Egypt’s judges reject new bill on judiciary

CAIRO (AP) — Egyptian judges rejected Friday a bill on the judiciary, with their elected body saying it does not ensure judicial independence and allows the state to retain too much power.

In a statement issued after a five-hour meeting at its Cairo headquarters, the Judges Club said: “The Egyptian people have put their confidence in us and we will press ahead with our demands for independence.” On Saturday, the lower house of parliament is scheduled to debate the bill, which President Hosni Mubarak’s government is trying to pass despite criticism from the judges and opposition parties.

The upper house of parliament passed the bill earlier this week. Both houses are dominated by members of Mubarak’s National Democratic Party.

The campaign for judicial independence became a national issue earlier this year when two pro-reform judges publicly accused certain colleagues of colluding in fraud in their monitoring of the November-December elections that returned the National Democratic Party to power. In the statement Friday, the Judges Club, which represents thousands of judges, said members would continue to press for the legislature to amend the bill so as to give judges more freedom. The statement said the government had responded to some of their demands, but it had ignored others that aimed to ensure judicial freedom in interpreting law.

The statement did not say what steps the judges would take if the parliament passes the bill, as is expected.

One of the two judges who blew the whistle on electoral fraud, Mahmoud Mekki, said if parliament passed the bill, “we will ask the club’s general assembly to take an appropriate decision.” He said the draft law gives the government a large say in the selection of judges and in running the judicial system.
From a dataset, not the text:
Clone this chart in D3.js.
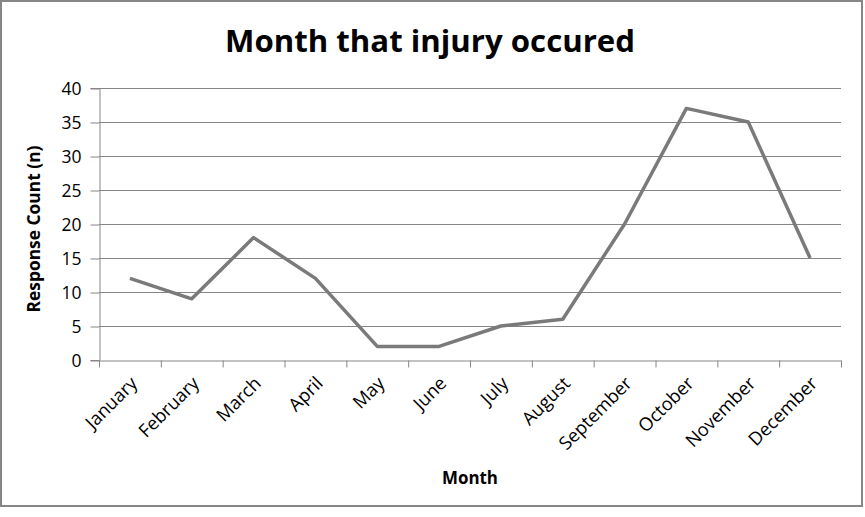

The bill provides greater autonomy to the prosecutor general and enhances the authority of the judicial council, a body of judges appointed by the government. But the bill’s failure to mention the elected body, the Judges Club, suggests the government is slamming the door on the influential movement for political reform that has emerged among judges during the past year.

Earlier this year, Judge Mekki and his colleague Hesham Al Bastawisy were hauled before a judicial disciplinary board after they spoke to the press about judicial collusion in electoral fraud.

The two judges became symbols of the struggle for democracy. Numerous demonstrations were staged in their support and human rights groups’ condemned the disciplinary proceedings.

Last month, the disciplinary panel reprimanded Bastawisy but cleared Mekki.